Central Bank and regulator 'egging us on' – Anglo
ANGLO Irish Bank executives voiced concerns that a move to temporarily boost its balance sheet with €7bn from Irish Life and Permanent (IL&P) could be seen as "market abuse".
But in the latest Anglo Tapes, head of treasury John Bowe can be heard convincing himself that the Central Bank and Financial Regulator were "effectively egging us on – for Irish banks to help each other".
Mr Bowe planned to craft a document to convince his superiors that a deal to improve the bank's balance sheet by €7bn was above board. In fresh extracts from the controversial recordings, Mr Bowe scrambles to explain the deal with IL&P in 2008 that shifted money in a circle to inflate their deposits.

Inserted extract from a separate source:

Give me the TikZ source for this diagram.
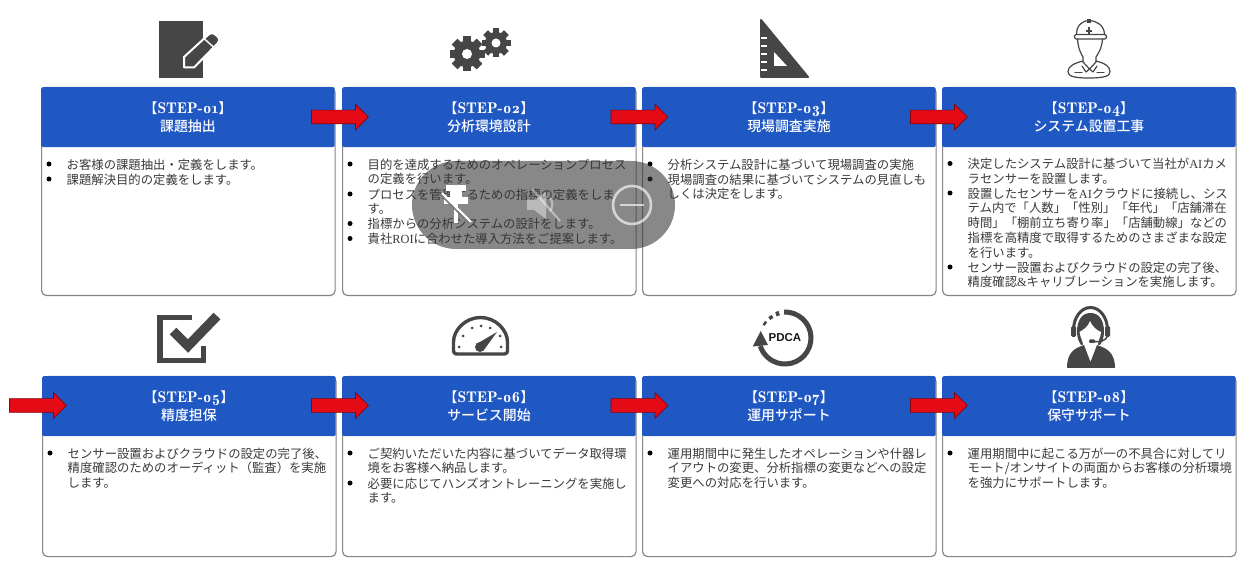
\documentclass[tikz,border=0pt]{standalone}
\usepackage{fontspec}
\usetikzlibrary{shapes.arrows}
\setmainfont{Noto Sans CJK JP}[BoldFont={Noto Sans CJK JP Medium}]
\newfontfamily\serlat{Liberation Serif}
\newfontfamily\ttlfont[Numbers=OldStyle]{Latin Modern Roman Demi}
\newfontfamily\sanslat{Liberation Sans}
\definecolor{hdrblue}{HTML}{1F57C3}
\definecolor{arrred}{HTML}{E50B16}
\definecolor{iconc}{HTML}{464646}
\definecolor{txtc}{HTML}{3A3A3A}
\tikzset{
  cardbox/.style={draw=black!48,line width=1.2pt,rounded corners=5pt,fill=white,anchor=north west,minimum width=293.5pt,inner sep=0pt},
  hdrbox/.style={fill=hdrblue,rounded corners=1.5pt,anchor=north west,minimum width=293.5pt,minimum height=60pt,inner sep=0pt,text=white,align=center,font=\fontsize{13.9}{18}\selectfont},
  bodytxt/.style={anchor=north west,inner sep=0pt,align=left,text=txtc,font=\fontsize{12.35}{14.8}\selectfont},
  redarrow/.style={single arrow,fill=arrred,draw=black!45!arrred,line width=.7pt,minimum height=57pt,minimum width=25pt,single arrow head extend=6pt,single arrow head indent=0pt,inner sep=0pt,shape border rotate=0},
  iconline/.style={draw=iconc,line width=1.2pt,line cap=round,line join=round},
}
\newcommand{\stepcard}[6]{% id x y height num title
  \node[cardbox,minimum height=#4pt] (card#1) at (#2,#3) {};
  \node[hdrbox] (head#1) at (#2,#3) {\rule{0pt}{12pt}{\fontsize{13.9}{18}\selectfont【}{\fontsize{15.5}{18}\selectfont\ttlfont STEP-#5}{\fontsize{13.9}{18}\selectfont】}\\\bfseries #6};
}
\newcommand{\bul}[4]{% name x y text  (x = box left, y = first line centre)
  \fill[black] (#2+8,#3) circle (2.5);
  \node[bodytxt] (#1) at (#2+25.5,#3-6.1) {\rule{0pt}{11pt}#4};
}
\newcommand{\cog}[4]{% cx cy R hole
  \begin{scope}[shift={(#1,#2)}]
    \fill[iconc] (0,0) circle (#3*0.76);
    \foreach \a in {0,45,...,315}
      \fill[iconc,rotate=\a] (-#3*0.23,-#3) rectangle (#3*0.23,#3);
    \fill[white] (0,0) circle (#4);
  \end{scope}
}
\begin{document}
\begin{tikzpicture}[x=1pt,y=-1pt]
\useasboundingbox (0,0) rectangle (1259,561);
\fill[white] (0,0) rectangle (1259,561);
% cards
\stepcard{1}{41}{87}{208}{01}{課題抽出}
\stepcard{2}{342}{87}{208}{02}{分析環境設計}
\stepcard{3}{642}{87}{208}{03}{現場調査実施}
\stepcard{4}{942}{87}{208}{04}{システム設置工事}
\stepcard{5}{42}{376}{180}{05}{精度担保}
\stepcard{6}{342}{376}{180}{06}{サービス開始}
\stepcard{7}{642}{376}{180}{07}{運用サポート}
\stepcard{8}{942}{376}{180}{08}{保守サポート}
% body text
\bul{t1a}{41}{164}{お客様の課題抽出・定義をします。}
\bul{t1b}{41}{179}{課題解決目的の定義をします。}
\bul{t2a}{342}{164}{目的を達成するためのオペレーションプロセス\\の定義を行います。}
\bul{t2b}{342}{194}{プロセスを管理するための指標の定義をしま\\す。}
\bul{t2c}{342}{223.5}{指標からの分析システムの設計をします。}
\bul{t2d}{342}{238.5}{貴社{\serlat ROI}に合わせた導入方法をご提案します。}
\bul{t3a}{642}{164}{分析システム設計に基づいて現場調査の実施}
\bul{t3b}{642}{179}{現場調査の結果に基づいてシステムの見直しも\\しくは決定をします。}
\bul{t4a}{942}{163.5}{決定したシステム設計に基づいて当社が{\serlat AI}カメ\\ラセンサーを設置します。}
\bul{t4b}{942}{193}{設置したセンサーを{\serlat AI}クラウドに接続し、シス\\テム内で「人数」「性別」「年代」「店舗滞在\\時間」「棚前立ち寄り率」「店舗動線」などの\\指標を高精度で取得するためのさまざまな設定\\を行います。}
\bul{t4c}{942}{267}{センサー設置およびクラウドの設定の完了後、\\精度確認{\serlat\&}キャリブレーションを実施します。}
\bul{t5a}{42}{453}{センサー設置およびクラウドの設定の完了後、\\精度確認のためのオーディット（監査）を実施\\します。}
\bul{t6a}{342}{453}{ご契約いただいた内容に基づいてデータ取得環\\境をお客様へ納品します。}
\bul{t6b}{342}{483}{必要に応じてハンズオントレーニングを実施し\\ます。}
\bul{t7a}{642}{453}{運用期間中に発生したオペレーションや什器レ\\イアウトの変更、分析指標の変更などへの設定\\変更への対応を行います。}
\bul{t8a}{942}{453}{運用期間中に起こる万が一の不具合に対してリ\\モート/オンサイトの両面からお客様の分析環境\\を強力にサポートします。}
% arrows
\node[redarrow] (a1) at (336.5,117) {\rule{0pt}{13pt}};
\node[redarrow] (a2) at (636,117) {\rule{0pt}{13pt}};
\node[redarrow] (a3) at (935.5,117) {\rule{0pt}{13pt}};
\node[redarrow] (a4) at (34.5,405.5) {\rule{0pt}{13pt}};
\node[redarrow] (a5) at (336.5,405.5) {\rule{0pt}{13pt}};
\node[redarrow] (a6) at (636,405.5) {\rule{0pt}{13pt}};
\node[redarrow] (a7) at (935.5,405.5) {\rule{0pt}{13pt}};
% icon 1: note and pencil
\fill[iconc] (159,21) rectangle (203,78);
\draw[fill=iconc,draw=white,line width=2pt,line join=round]
  (184,57) -- (208,35) .. controls (211,32) and (214,33) .. (217,36) .. controls (220,39) and (220,41) .. (218,43) -- (194,67.5) -- (184,67.5) -- cycle;
\draw[white,line width=1.4pt] (204,38.5) -- (214.5,48);
% icon 2: gears
\cog{467}{54}{17.5}{5}
\cog{496}{43}{14.5}{4.5}
% icon 3: set square
\fill[iconc,draw=iconc,line width=2pt,line join=round] (761,20) -- (761,77) -- (808,77) -- cycle;
\fill[white] (774,52) -- (774,66) -- (787,66) -- cycle;
\foreach \yy in {38,46,54,62,70} \fill[white] (761,\yy-1) rectangle (767,\yy+1);
% icon 4: worker
\draw[iconline] (1076.5,34) .. controls (1076.5,25) and (1083,20.5) .. (1089,20.5) .. controls (1096,20.5) and (1104,25) .. (1104.5,34);
\draw[iconline,rounded corners=1.5pt] (1074.5,34.5) rectangle (1106.5,39);
\draw[iconc,line width=1.8pt] (1089,27.5) -- (1089,34) (1086,31) -- (1092,31);
\fill[iconc] (1087,19.5) rectangle (1091,23);
\draw[iconline] (1077.5,39) .. controls (1078,48) and (1081,54) .. (1083,57) -- (1083,62) (1102.5,39) .. controls (1102,48) and (1098,54) .. (1096,57) -- (1096,62);
\draw[iconline] (1083,61) .. controls (1075,63) and (1068,66) .. (1068,71.5) .. controls (1068,76) and (1073,78) .. (1089,78) .. controls (1105,78) and (1110,76) .. (1110,71.5) .. controls (1110,66) and (1104,63) .. (1096,61);
\draw[iconline] (1083,62) -- (1089.5,69) -- (1096,62) (1082,66) -- (1086,72) -- (1089.5,69) -- (1093,72) -- (1097,66);
\draw[iconline] (1075,72.5) -- (1082,72.5) (1097,72.5) -- (1104,72.5);
% icon 5: check box
\draw[iconc,line width=5.5pt,line cap=butt,line join=miter] (192,317.5) -- (160,317.5) -- (160,360.5) -- (203.5,360.5) -- (203.5,346);
\draw[white,line width=14pt,line join=miter] (173,331) -- (188,346) -- (217,316);
\draw[iconc,line width=9.5pt,line join=miter] (173,331) -- (188,346) -- (217,316);
% icon 6: gauge
\draw[iconc,line width=3.4pt,rounded corners=3pt,line join=round] (453.5,345) arc[start angle=180,end angle=360,x radius=27,y radius=27.5] -- (507.5,354) -- (453.5,354) -- cycle;
\fill[iconc] (480,347) circle (5);
\fill[iconc] (476.5,344) -- (497,332) -- (483.5,350.5) -- cycle;
\foreach \dx/\dy in {459/347,463/336,472/328,481/326,490/328,500/336,501/347} \fill[iconc] (\dx,\dy) circle (1.5);
% icon 7: PDCA
\draw[iconc,line width=5pt] (785,338) ++(-92:26) arc[start angle=-92,end angle=162,radius=26];
\fill[iconc] (760.7,331) -- (752.7,346.5) -- (768,345) -- cycle;
\draw[iconc,line width=4.5pt] (785,338) ++(-103:25.5) arc[start angle=-103,end angle=-111,radius=25.5];
\draw[iconc,line width=3.5pt] (785,338) ++(-120:25) arc[start angle=-120,end angle=-129,radius=25];
\draw[iconc,line width=2.5pt] (785,338) ++(-139:25) arc[start angle=-139,end angle=-149,radius=25];
\node[inner sep=0pt,text=black!90] (pdca) at (785,338) {\sanslat\bfseries\fontsize{11.5}{12}\selectfont PDCA};
% icon 8: headset operator
\draw[iconc,line width=3pt] (1073.5,330) arc[start angle=180,end angle=360,x radius=17,y radius=22.5];
\fill[iconc,rounded corners=1.5pt] (1071,326) rectangle (1076,337);
\fill[iconc,rounded corners=1.5pt] (1105,326) rectangle (1110,337);
\fill[iconc] (1077,332) .. controls (1077,320) and (1082,313) .. (1090.5,313) .. controls (1099,313) and (1104,320) .. (1104,332) .. controls (1104,338) and (1102,342) .. (1100,345) -- (1081,345) .. controls (1079,342) and (1077,338) .. (1077,332) -- cycle;
\fill[white] (1090,321) .. controls (1088,327) and (1083,330) .. (1079.5,332) .. controls (1080,338) and (1084,342) .. (1083,347) -- (1098,347) .. controls (1097,342) and (1101,337) .. (1101,332) .. controls (1096,330) and (1092,326) .. (1090,321) -- cycle;
\fill[iconc] (1084,345) .. controls (1076,348) and (1067,351) .. (1067,368) -- (1115,368) .. controls (1115,351) and (1105,348) .. (1097,345) -- (1090.5,362) -- cycle;
\draw[iconc,line width=1.5pt] (1107.5,336) .. controls (1106,341) and (1100,342) .. (1094,341.5);
\fill[iconc,rounded corners=1pt] (1089,339.5) rectangle (1095,343);
% video overlay pill
\fill[black!80,fill opacity=.58,rounded corners=44pt] (412,161) rectangle (675,249);
\begin{scope}
  \fill[white] (446,185) rectangle (466,191.5);
  \fill[white] (450,190) rectangle (462,197);
  \fill[white] (444,197) -- (468,197) -- (468,204) -- (444,204) -- cycle;
  \fill[white] (454,203) rectangle (458,223);
  \draw[black!52,line width=1.6pt] (440,194) -- (469,223);
  \draw[white,line width=1.8pt] (442,193) -- (471,222);
\end{scope}
\begin{scope}[white,opacity=.42]
  \fill (527,200) -- (534,200) -- (546,192) -- (546,219) -- (534,210) -- (527,210) -- cycle;
  \draw[line width=2.2pt] (550,198) arc[start angle=-40,end angle=40,radius=10];
  \draw[line width=2.2pt] (532,189) -- (560,221);
\end{scope}
\draw[white,opacity=.65,line width=2.6pt] (632,205) circle (19);
\draw[white,opacity=.65,line width=2.6pt] (620,205) -- (644,205);
\end{tikzpicture}
\end{document}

The deal is now the subject of an ongoing investigation by the Office of the Director of Corporate Enforcement.
In a phone conversation recorded in January 2009, an Anglo Irish Bank compliance executive, Fiachre O'Neill, tells
Mr Bowe he is aware that the Financial Regulator is already asking questions.
"You should be aware that the Regulator has asked us for our legal opinion as to whether there is market manipulation," he said.
Mr Bowe then raises the ante and says: "Market abuse. . ."
Mr O'Neill responds: ". . .or market abuse, in terms of this transaction. Just so you're aware that that's in the background as well."
The latest conversations will raise fresh questions about how much Anglo executives knew about serious liquidity problems at the bank during 2008, and the lengths they were willing to go to cover them up.
Mr Bowe has featured in several of the Anglo Tapes published by the Irish Independent and its sister paper, the 'Sunday Independent', over the past two weeks, often alongside the bank's former chief executive David Drumm.
But in a new statement at the weekend, Mr Drumm – who drove Anglo to the brink of nationalisation – accused politicians and senior officials of making him a scapegoat.
The latest tapes reveal the frenzied atmosphere in the bank as it spiralled towards state ownership in late 2008 and early 2009.
The tape of Mr Bowe speaking to Mr O'Neill, a compliance executive in Anglo, in January 2009, reveals how Mr Bowe tried to explain away the controversial IL&P deal as normal.
And a remarkable conversation from November 2008 shows Mr Drumm trying to use the state guarantee as leverage to help his bank get priority.
This is despite him already laughing about abusing the guarantee a month previously, which prompted Mr Bowe's infamous rendition of 'Deutschland, Deutschland Uber Alles'.
A month later, the mood has changed, and Mr Drumm knows at this stage that the fate of Anglo and Ireland are now bound together inextricably.
But he is obviously more concerned about the survival of his own bank. "You know we need to get billions," Mr Bowe says at one point. "We're a bigger bank and we're being treated like a f***in' bucket shop," Mr Drumm complains.
He also urges Mr Bowe to try to convince the National Treasury Management Agency that Anglo should be prioritised over AIB and Bank of Ireland.
A month later, in December 2008, Mr Drumm was gone from the bank – while new chairman Donal O'Connor was demanding to know what happened the previous year.
A deal with IL&P had seen billions flow around in a loop from one bank to another, in order to make Anglo's balance sheet look stronger.
Mr Bowe had apparently convinced himself that the Financial Regulator and Central Bank were "effectively egging us on – for Irish banks to help each other".
And he tells a colleague he will be "crafting a document" to explain away the €7bn deal with IL&P as something that is "typically done, to boost deposits in banks coming up to year end".
The Central Bank has strenuously denied that it ever encouraged or sanctioned this transaction, which Mr Bowe admits was potentially "market abuse".
Meanwhile, Mr Drumm released a statement at the weekend, accusing politicians and senior officials of making him a scapegoat for the banking crisis.
Mr Drumm insisted there was no desire or attempt whatsoever to mislead either or force the Irish Government to issue a blanket guarantee.
"I will no longer allow myself to be made the scapegoat," he said in a statement to RTE.
Current Central Bank governor Patrick Honohan said people have been "energised" by the publication of the Anglo Tapes, and said he had "no problem" with their publication.